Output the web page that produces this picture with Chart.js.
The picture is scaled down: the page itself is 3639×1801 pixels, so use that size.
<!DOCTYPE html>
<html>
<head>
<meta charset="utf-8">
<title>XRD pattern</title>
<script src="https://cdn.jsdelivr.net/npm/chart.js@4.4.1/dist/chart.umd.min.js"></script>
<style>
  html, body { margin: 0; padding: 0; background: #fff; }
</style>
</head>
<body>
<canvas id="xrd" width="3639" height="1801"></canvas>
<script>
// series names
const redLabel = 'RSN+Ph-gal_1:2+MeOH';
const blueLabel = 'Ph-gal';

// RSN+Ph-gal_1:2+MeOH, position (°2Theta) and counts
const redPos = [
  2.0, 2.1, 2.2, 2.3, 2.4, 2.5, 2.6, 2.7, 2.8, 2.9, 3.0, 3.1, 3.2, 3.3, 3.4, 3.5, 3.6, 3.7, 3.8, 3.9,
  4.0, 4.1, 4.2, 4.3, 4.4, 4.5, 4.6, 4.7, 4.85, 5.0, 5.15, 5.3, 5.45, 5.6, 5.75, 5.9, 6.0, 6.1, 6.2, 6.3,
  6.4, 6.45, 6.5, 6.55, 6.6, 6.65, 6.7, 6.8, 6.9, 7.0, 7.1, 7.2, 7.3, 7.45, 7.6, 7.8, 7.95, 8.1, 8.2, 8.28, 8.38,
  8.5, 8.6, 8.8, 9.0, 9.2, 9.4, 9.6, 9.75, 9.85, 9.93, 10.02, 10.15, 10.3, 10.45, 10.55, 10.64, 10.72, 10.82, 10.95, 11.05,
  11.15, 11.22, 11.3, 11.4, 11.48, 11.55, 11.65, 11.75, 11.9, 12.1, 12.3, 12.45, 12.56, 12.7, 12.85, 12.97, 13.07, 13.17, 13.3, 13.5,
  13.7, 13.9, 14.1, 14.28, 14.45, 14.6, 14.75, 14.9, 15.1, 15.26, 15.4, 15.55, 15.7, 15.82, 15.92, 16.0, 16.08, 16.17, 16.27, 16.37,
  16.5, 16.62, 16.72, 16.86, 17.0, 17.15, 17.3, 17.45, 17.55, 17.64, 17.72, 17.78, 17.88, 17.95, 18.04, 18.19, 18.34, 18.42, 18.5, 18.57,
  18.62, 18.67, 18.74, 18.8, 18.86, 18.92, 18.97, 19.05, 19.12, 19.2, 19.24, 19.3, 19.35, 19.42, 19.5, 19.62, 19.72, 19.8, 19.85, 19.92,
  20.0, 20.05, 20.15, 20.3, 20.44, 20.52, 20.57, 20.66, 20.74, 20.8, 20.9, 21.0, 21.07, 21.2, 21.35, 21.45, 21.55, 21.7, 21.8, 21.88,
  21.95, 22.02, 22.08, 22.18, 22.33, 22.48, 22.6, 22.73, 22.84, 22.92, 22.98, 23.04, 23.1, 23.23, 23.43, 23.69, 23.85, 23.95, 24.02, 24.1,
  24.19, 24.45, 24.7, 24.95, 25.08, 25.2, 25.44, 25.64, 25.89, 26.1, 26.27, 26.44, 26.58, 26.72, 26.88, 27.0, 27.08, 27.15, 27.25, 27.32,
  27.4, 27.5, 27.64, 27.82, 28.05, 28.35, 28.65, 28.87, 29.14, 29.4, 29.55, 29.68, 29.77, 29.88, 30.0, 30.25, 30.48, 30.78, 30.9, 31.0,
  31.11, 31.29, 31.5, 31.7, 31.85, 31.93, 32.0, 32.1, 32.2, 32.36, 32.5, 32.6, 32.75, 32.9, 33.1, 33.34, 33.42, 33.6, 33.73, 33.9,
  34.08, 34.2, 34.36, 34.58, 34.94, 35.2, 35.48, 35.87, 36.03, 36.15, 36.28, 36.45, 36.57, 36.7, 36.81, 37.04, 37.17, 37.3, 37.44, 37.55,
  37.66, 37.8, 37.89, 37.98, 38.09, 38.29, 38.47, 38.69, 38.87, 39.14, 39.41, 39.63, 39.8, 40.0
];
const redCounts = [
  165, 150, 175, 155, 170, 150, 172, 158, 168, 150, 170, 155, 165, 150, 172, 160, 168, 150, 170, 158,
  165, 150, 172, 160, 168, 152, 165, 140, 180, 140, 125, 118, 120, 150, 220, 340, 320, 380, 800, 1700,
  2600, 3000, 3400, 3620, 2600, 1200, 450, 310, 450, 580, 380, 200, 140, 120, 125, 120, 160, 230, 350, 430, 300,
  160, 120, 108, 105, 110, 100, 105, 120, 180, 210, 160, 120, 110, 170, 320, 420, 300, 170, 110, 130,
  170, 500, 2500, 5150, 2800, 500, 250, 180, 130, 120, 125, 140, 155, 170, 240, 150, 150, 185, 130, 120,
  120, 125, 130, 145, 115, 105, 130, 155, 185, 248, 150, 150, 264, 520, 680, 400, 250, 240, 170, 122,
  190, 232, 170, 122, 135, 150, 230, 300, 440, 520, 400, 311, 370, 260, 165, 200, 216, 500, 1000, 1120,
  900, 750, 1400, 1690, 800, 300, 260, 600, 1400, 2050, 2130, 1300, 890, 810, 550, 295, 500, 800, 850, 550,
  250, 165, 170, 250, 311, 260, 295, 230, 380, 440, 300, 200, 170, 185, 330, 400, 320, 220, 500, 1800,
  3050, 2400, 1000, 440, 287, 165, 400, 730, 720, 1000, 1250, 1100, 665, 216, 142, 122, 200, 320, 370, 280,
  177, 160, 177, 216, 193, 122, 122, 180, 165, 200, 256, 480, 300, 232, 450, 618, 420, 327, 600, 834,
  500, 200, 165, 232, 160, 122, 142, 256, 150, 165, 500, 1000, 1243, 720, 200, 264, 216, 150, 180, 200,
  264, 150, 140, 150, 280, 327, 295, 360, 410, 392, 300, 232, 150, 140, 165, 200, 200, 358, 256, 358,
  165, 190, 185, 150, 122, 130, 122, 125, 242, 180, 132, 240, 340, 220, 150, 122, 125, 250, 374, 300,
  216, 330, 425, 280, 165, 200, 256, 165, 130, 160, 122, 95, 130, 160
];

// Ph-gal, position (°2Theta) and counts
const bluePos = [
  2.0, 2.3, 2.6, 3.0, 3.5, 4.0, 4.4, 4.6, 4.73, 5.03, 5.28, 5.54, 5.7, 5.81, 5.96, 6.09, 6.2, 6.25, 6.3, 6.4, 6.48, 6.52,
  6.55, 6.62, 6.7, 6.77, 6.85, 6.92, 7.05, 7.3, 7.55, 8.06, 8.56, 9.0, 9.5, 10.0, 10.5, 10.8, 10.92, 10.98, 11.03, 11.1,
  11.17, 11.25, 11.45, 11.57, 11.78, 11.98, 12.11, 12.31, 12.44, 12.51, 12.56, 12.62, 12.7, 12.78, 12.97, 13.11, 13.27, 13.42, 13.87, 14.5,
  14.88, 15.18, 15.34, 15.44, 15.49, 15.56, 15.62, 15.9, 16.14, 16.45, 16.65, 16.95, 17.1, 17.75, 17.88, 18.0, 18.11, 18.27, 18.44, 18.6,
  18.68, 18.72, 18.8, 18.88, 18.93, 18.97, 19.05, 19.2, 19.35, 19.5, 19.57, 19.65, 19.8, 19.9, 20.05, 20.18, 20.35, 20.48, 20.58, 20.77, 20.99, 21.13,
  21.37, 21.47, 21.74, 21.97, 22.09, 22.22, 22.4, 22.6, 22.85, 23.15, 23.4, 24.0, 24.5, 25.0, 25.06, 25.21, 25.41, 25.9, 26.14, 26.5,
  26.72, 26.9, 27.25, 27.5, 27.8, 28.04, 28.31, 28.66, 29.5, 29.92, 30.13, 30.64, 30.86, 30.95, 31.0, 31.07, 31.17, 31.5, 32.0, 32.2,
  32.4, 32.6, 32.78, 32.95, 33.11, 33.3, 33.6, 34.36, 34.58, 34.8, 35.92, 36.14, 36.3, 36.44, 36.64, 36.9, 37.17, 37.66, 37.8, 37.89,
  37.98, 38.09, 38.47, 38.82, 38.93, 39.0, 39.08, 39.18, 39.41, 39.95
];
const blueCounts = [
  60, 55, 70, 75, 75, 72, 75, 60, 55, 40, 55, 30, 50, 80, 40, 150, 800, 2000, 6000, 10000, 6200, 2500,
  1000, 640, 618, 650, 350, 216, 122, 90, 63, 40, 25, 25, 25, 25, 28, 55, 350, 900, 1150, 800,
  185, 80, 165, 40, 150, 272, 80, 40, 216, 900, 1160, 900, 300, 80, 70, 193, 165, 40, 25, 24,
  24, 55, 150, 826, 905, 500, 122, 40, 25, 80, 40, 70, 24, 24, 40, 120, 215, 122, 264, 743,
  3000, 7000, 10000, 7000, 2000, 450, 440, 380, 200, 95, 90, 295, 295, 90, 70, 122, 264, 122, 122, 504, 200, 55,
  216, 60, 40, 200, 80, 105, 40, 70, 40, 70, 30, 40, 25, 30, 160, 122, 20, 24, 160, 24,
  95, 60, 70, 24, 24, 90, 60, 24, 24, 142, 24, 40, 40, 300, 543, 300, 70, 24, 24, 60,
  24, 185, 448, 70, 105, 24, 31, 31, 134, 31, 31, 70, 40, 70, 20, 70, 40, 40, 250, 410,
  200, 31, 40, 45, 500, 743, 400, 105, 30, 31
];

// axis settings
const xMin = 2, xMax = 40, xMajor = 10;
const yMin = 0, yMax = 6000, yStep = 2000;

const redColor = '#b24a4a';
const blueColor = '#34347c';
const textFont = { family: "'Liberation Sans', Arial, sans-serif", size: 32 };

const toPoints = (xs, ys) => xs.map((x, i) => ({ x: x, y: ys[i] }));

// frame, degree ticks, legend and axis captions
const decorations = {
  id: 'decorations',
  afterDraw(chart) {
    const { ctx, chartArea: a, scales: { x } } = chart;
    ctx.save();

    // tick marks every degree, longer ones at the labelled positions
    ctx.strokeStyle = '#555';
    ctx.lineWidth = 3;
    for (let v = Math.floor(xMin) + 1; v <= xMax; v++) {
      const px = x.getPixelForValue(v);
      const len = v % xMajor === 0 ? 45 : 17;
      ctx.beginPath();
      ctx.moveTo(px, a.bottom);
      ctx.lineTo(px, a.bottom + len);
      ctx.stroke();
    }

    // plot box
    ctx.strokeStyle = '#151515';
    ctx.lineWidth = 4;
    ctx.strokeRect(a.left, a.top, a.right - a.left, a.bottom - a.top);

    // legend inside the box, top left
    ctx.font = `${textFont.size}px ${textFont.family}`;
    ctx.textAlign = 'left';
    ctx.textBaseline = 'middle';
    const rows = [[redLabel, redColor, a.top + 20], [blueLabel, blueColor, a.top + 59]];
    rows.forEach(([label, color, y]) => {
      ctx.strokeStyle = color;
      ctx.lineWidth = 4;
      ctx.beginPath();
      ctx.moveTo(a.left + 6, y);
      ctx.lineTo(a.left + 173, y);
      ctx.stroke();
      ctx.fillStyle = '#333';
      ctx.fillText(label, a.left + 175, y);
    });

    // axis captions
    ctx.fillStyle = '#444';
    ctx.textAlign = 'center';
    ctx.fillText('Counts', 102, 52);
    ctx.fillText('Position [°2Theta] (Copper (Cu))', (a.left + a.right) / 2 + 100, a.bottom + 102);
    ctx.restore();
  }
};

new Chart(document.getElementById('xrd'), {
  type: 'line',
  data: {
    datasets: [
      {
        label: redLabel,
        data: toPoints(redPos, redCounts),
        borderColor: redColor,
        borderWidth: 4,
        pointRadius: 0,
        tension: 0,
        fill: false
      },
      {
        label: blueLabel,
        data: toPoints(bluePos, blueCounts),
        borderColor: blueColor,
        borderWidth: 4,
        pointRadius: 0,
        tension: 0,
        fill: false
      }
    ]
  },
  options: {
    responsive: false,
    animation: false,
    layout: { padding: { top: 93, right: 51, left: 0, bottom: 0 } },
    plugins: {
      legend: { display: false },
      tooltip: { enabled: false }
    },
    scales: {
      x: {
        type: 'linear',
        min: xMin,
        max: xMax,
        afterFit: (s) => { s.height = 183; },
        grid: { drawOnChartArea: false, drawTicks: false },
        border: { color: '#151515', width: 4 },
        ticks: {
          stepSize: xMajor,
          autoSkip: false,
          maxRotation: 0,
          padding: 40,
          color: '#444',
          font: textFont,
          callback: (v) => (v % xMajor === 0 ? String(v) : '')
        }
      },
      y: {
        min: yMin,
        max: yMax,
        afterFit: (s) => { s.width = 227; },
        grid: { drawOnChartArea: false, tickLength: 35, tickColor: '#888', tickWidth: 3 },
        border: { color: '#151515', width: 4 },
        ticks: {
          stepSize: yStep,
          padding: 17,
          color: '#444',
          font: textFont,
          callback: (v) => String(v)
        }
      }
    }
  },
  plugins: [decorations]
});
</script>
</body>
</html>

#####

Direction: Figure out how many lines above include the string "page", then report that number and nothing else.

Completed exercise: 2